In August 1920, Chapman, a Protestant, had recently married a Cleveland woman who was Catholic. According to her family, he had plans to take instruction to be received into the Church during the offseason. On his deathbed, a priest administered last rites. His wife’s family arranged a Catholic funeral at St. John’s Cathedral in Cleveland. Manager Tris Speaker did not attend, and catcher Steve O’Neill showed up with a black eye. According to newspaper accounts, Speaker’s absence was due to nervous exhaustion. In a newspaper interview decades later, Bill Wambsganss, or Wamby, the second baseman for the 1920 Indians (he pulled off an unassisted triple play in Game Five of the World Series), described a fight between Speaker and O’Neill. Speaker was a Protestant and Mason; O’Neill, a Catholic. Speaker objected to what he saw as sectarian aggression by Chapman’s Catholic wife and her family. O’Neill defended their decision to have him buried in the Catholic Church. The argument escalated, according to Wamby, and punches were thrown.

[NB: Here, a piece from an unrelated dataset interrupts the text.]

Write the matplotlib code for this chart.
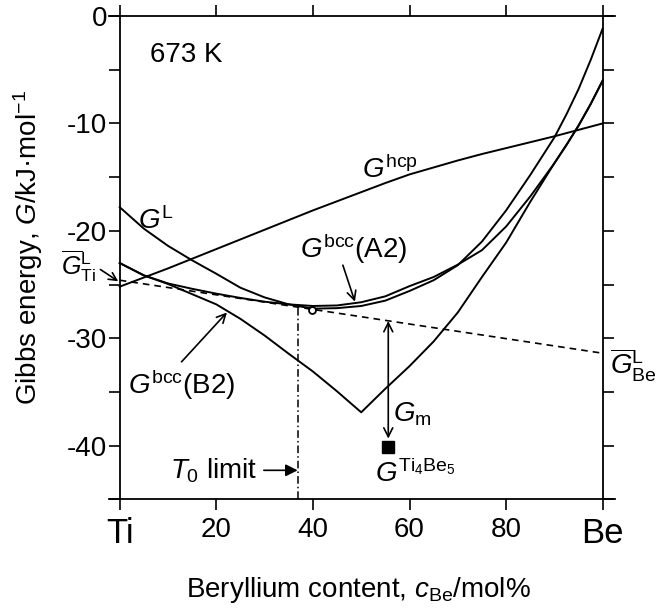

During his Red Sox years (1907–15), Speaker — together with Smoky Joe Wood, who would reunite with him when Wood moved to the Indians in 1917 — was said by the Boston newspapers to be a leader of what they dubbed the “Masons,” Protestants who were opposed in the clubhouse by the “K.C.s” (Knights of Columbus), Catholics who were primarily Irish Americans. A seasoned baseball historian warns me against looking for religious conflict in major-league baseball, but here are two dots — the early-20th-century Red Sox as described by the press at the time, and Wamby’s plausible account explaining O’Neill’s black eye and Speaker’s no-show at Chapman’s funeral — that, when you connect them, do reflect what we know from history to be a dark social reality in American society at the time.